Here, throwing muck is Deepavali indulgence

Yucky ritual

Here, throwing muck is Deepavali indulgence

People throw muck at each other, literally or otherwise, when they spar over an issue. It’s hardly serious and the occassion in only a Deepavali revelry that unites people from different communities at this village in Tamil Nadu, on the border with Karnataka.  

Cow dung is piled up by dawn on the day after the festival by the side of the Beerappa temple at Gumutapura at Talavadi in Satyamangala taluk of Erode district. The youth in the village toil the previous night to collect cattle excrement of giant proportions and transport it to the temple in bullock carts and tractors. 

Called ‘Gore Habba,’ it is a festival of Kannadigas in the village.
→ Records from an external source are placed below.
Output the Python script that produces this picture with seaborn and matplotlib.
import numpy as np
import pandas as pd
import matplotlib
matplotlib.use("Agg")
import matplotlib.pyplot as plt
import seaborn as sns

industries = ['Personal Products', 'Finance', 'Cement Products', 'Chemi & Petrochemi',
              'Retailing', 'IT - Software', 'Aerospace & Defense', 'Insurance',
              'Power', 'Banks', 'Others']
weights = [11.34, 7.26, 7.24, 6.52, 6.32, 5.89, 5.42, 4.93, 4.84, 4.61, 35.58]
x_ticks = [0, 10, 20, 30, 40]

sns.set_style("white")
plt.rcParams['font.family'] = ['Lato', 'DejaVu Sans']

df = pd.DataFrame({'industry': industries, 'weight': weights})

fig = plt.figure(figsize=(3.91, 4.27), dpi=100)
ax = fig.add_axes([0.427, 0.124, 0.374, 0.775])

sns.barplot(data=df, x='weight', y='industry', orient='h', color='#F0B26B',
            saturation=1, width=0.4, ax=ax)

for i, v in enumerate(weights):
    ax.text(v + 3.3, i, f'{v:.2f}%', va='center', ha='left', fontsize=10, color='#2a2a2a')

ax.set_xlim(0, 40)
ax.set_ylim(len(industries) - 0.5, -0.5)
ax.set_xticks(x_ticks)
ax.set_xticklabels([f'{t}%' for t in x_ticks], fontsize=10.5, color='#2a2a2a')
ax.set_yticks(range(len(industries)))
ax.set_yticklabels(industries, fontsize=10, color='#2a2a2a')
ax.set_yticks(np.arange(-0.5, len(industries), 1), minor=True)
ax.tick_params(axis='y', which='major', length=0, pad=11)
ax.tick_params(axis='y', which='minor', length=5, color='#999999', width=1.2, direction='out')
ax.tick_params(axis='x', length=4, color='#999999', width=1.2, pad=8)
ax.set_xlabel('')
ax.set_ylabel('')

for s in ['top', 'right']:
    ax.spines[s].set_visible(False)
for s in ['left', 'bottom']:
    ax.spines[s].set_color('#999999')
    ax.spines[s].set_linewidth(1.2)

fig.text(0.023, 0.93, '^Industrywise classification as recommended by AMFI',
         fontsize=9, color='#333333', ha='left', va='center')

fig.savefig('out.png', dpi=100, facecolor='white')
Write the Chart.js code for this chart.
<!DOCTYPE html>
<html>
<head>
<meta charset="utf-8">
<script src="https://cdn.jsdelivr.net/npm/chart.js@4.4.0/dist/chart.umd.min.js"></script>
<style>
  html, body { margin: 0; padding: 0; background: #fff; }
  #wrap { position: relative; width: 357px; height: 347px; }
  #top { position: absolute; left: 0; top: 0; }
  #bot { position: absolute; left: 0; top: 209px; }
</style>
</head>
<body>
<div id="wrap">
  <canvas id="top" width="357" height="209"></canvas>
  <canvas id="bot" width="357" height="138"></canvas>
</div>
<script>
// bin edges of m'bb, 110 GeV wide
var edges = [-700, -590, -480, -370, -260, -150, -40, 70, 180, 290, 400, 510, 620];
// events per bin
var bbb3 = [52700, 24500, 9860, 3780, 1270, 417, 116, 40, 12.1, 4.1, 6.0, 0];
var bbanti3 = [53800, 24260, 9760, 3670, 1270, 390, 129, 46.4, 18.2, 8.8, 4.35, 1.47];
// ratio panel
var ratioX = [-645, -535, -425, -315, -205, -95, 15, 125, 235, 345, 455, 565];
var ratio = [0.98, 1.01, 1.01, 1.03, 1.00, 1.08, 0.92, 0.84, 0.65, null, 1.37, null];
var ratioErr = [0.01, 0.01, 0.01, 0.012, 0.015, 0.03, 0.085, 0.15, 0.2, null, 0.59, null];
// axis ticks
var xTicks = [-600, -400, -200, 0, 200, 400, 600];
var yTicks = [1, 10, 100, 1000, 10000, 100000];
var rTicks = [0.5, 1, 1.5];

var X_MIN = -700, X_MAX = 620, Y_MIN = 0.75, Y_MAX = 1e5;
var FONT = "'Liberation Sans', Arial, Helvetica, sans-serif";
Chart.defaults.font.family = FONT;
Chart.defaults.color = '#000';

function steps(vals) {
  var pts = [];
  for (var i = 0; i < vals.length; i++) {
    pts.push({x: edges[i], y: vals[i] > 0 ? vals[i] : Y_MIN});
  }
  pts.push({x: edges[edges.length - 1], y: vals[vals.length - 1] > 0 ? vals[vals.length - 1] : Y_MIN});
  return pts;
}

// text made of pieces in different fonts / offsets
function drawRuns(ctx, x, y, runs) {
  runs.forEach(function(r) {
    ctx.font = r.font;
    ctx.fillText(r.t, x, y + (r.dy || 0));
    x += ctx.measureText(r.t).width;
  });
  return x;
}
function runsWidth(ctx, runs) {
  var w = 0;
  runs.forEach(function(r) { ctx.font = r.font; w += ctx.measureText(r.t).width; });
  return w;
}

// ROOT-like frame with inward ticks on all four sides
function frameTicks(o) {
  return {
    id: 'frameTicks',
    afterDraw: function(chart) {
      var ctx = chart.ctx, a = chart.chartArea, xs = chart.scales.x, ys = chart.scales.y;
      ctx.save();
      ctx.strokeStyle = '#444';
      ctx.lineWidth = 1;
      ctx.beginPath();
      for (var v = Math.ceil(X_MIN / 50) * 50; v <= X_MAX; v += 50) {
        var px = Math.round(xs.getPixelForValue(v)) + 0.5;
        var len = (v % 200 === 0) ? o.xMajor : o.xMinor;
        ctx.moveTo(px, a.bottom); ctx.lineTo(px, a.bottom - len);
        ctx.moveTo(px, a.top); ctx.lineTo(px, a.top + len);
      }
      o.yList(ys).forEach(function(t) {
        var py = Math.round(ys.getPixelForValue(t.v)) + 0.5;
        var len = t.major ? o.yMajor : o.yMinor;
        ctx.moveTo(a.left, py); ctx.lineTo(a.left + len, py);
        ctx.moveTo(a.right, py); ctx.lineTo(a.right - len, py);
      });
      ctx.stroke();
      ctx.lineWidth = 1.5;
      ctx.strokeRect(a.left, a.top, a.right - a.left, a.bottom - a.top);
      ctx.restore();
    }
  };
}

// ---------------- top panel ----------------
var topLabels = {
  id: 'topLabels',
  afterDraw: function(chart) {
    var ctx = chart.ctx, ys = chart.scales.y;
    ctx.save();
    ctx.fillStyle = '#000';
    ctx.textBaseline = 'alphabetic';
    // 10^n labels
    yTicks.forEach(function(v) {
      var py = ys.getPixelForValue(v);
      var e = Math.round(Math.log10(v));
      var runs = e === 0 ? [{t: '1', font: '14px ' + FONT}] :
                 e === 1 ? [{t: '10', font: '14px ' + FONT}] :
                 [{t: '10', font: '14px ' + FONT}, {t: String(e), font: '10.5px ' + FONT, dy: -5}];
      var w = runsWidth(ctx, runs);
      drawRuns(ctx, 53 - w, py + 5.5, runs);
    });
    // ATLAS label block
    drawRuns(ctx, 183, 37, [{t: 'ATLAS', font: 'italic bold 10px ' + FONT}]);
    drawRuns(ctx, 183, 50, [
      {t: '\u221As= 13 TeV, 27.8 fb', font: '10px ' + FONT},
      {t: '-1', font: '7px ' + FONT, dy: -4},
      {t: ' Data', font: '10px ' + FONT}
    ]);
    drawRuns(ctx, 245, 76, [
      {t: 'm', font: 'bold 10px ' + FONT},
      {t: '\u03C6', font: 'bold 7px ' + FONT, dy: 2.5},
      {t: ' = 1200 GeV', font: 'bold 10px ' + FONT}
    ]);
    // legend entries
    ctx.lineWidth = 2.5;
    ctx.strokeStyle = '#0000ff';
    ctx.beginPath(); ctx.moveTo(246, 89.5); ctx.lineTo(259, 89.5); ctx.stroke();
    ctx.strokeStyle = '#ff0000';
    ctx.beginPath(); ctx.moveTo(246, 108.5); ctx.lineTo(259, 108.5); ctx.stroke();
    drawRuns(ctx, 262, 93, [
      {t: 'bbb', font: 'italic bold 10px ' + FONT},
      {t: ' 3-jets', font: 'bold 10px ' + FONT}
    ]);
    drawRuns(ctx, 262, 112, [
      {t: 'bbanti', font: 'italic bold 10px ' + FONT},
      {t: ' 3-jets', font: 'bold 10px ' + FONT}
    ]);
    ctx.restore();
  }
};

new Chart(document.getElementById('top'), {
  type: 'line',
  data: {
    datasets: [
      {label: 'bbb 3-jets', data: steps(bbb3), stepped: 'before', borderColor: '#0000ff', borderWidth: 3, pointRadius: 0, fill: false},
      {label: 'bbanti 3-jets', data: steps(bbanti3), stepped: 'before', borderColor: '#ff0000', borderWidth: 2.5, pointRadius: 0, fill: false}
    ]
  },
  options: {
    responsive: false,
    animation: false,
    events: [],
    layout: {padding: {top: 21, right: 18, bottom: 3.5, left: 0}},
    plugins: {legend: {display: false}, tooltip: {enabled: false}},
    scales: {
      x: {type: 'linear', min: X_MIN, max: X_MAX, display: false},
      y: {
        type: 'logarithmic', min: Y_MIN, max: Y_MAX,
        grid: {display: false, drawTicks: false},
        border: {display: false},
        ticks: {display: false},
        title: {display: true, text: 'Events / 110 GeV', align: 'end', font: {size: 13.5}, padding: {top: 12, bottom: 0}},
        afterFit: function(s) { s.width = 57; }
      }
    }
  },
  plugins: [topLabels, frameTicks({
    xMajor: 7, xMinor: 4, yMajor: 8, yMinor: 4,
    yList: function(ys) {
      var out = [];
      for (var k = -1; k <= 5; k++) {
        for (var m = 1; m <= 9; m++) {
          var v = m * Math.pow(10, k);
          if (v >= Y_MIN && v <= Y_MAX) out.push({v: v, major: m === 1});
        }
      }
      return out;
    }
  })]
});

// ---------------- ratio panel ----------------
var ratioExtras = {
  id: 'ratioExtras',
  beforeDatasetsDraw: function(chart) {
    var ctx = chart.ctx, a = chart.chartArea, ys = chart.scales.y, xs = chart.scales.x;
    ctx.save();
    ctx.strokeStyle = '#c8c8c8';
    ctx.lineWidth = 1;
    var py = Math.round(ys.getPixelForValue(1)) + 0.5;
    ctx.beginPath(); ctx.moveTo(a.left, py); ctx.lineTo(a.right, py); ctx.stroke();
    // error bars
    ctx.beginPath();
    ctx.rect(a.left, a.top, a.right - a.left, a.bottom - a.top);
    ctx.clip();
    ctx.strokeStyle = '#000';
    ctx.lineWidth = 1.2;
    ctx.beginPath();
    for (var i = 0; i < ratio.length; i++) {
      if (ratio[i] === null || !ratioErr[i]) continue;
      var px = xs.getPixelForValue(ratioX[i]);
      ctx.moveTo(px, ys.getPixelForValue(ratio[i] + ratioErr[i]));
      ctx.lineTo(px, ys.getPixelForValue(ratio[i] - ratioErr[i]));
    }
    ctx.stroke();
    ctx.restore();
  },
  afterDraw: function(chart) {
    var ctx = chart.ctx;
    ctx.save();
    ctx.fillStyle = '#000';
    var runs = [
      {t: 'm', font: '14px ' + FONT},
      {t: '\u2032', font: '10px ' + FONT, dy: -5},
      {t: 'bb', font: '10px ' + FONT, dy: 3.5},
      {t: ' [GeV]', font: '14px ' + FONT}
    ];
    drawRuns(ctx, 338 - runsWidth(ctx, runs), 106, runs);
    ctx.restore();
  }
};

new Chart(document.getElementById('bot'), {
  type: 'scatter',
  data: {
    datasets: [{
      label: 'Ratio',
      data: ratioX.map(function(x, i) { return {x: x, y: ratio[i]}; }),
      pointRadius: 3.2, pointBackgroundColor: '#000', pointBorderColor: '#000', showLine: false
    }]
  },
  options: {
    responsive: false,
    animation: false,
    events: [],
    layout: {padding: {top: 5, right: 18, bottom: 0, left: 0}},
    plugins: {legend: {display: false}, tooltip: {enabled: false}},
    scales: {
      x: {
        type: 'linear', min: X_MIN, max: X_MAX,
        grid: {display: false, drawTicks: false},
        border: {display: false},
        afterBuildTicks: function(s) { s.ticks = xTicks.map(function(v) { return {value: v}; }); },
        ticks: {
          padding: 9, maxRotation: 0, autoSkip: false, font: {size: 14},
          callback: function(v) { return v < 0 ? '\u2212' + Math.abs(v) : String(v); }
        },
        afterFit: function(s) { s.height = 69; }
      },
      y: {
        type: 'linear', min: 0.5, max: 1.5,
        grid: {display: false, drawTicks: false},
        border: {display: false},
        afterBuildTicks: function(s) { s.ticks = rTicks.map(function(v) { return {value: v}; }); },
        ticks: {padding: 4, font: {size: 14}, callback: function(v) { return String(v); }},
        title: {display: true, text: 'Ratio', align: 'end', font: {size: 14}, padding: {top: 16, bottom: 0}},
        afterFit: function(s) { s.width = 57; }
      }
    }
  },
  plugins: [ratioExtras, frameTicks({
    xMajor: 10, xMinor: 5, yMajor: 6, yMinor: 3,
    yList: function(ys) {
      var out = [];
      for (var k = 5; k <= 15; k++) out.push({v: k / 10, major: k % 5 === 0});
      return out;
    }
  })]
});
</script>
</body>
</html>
The free-for-all begins once the ‘kondigekara’ or ‘chadikora’ (one who carries tales) arrives and the temple priest offers pooja to the pile of dung.
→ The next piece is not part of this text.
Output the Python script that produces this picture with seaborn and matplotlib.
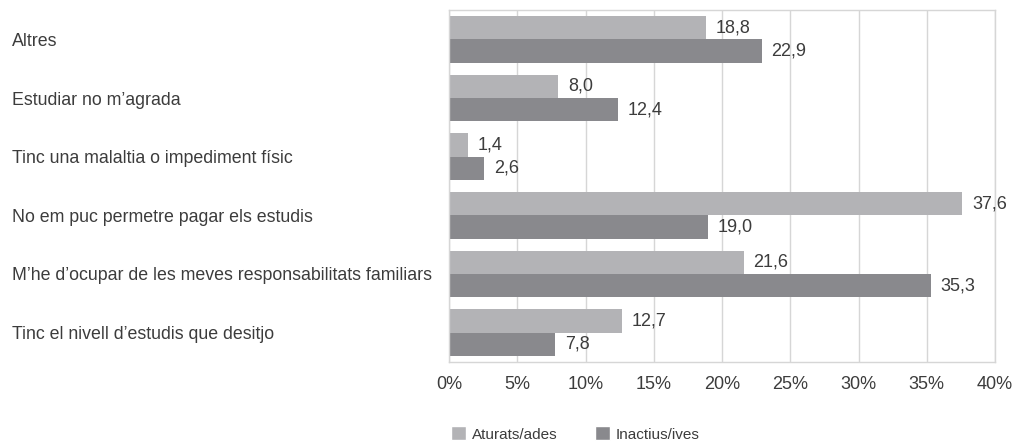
import pandas as pd
import seaborn as sns
import matplotlib.pyplot as plt
from matplotlib.patches import Patch

categories = [
    "Altres",
    "Estudiar no m\u2019agrada",
    "Tinc una malaltia o impediment f\u00edsic",
    "No em puc permetre pagar els estudis",
    "M\u2019he d\u2019ocupar de les meves responsabilitats familiars",
    "Tinc el nivell d\u2019estudis que desitjo",
]
aturats = [18.8, 8.0, 1.4, 37.6, 21.6, 12.7]
inactius = [22.9, 12.4, 2.6, 19.0, 35.3, 7.8]
series_names = ["Aturats/ades", "Inactius/ives"]
x_ticks = [0, 5, 10, 15, 20, 25, 30, 35, 40]

df = pd.DataFrame({
    "motiu": categories * 2,
    "valor": aturats + inactius,
    "grup": [series_names[0]] * len(categories) + [series_names[1]] * len(categories),
})

light = "#b3b3b6"
dark = "#89898d"
txt = "#3c3c3c"
grid = "#d6d6d6"

sns.set_style("white")
plt.rcParams["font.family"] = ["Liberation Sans", "DejaVu Sans"]

fig = plt.figure(figsize=(10.22, 4.42), dpi=100)
ax = fig.add_axes([449 / 1022, 1 - 362 / 442, (995 - 449) / 1022, (362 - 10) / 442])

sns.barplot(data=df, x="valor", y="motiu", hue="grup", order=categories,
            palette=[light, dark], orient="h", width=0.8, ax=ax,
            legend=False, saturation=1, edgecolor="none")

# value labels with decimal comma
for cont in ax.containers:
    ax.bar_label(cont, labels=[f"{v:.1f}".replace(".", ",") for v in cont.datavalues],
                 padding=7, fontsize=13, color=txt)

ax.set_xlim(0, 40)
ax.set_ylim(len(categories) - 0.5, -0.5)
ax.set_xticks(x_ticks, [f"{t}%" for t in x_ticks])
ax.xaxis.grid(True, color=grid, linewidth=1)
ax.set_axisbelow(True)
ax.set_xlabel("")
ax.set_ylabel("")
ax.tick_params(axis="x", length=0, pad=10, labelsize=13, colors=txt)

ax.set_yticks(range(len(categories)), categories)
ax.set_yticks([i - 0.5 for i in range(len(categories) + 1)], minor=True)
ax.tick_params(axis="y", which="major", length=0, pad=315, labelsize=12.8, labelcolor=txt)
ax.tick_params(axis="y", which="minor", length=6, width=1, color=grid)
for lab in ax.get_yticklabels():
    lab.set_horizontalalignment("left")

for s in ax.spines.values():
    s.set_visible(True)
    s.set_color(grid)
    s.set_linewidth(1)

handles = [Patch(facecolor=light, label=series_names[0]),
           Patch(facecolor=dark, label=series_names[1])]
fig.legend(handles=handles, loc="center left", bbox_to_anchor=(451 / 1022, 1 - 434 / 442),
           ncol=2, frameon=False, fontsize=11, handlelength=1.0, handleheight=1.0,
           handletextpad=0.4, columnspacing=2.4, labelcolor=txt, borderaxespad=0,
           borderpad=0)

fig.savefig("out.png", dpi=100)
The priest is suddenly a man possessed by the spirit of the deity. Children and youth start throwing dung at each other recklessly, after performing pooja to the deity Karappa and washing the feet of a donkey. The ‘chadikora,’ wearing moustache and beard made of grass, is brought to the Beerappa temple in a procession on the back of the donkey.

Once the youths have their fill of the revelry, an effigy of the ‘chadikora’ made of broomstick grass is taken to a nearby hillock and set ablaze. This is followed by sacrificing chicken. The revellers then head to the village tank to wash off all the dung. They return to the temple and abuse the ‘chadikora’ in foul language.

Village elders claim the ritual strengthens the bond between residents. The practise originally began a hundred years ago, following the death of a servant from the north by name Devaragudda, who worked at Kalegowda’s house.

When Devaragudda passes away, his belongings are thrown out of the house, into a heap of dung. A Shiva ‘linga’ appears there, and when a bullock cart runs over it, the ‘linga’ bleeds.

Soon, the village elders are ordained by Devaragudda in their dreams to observe the annual ritual. The Beerappa temple took shape thereafter at the spot of the dung heap.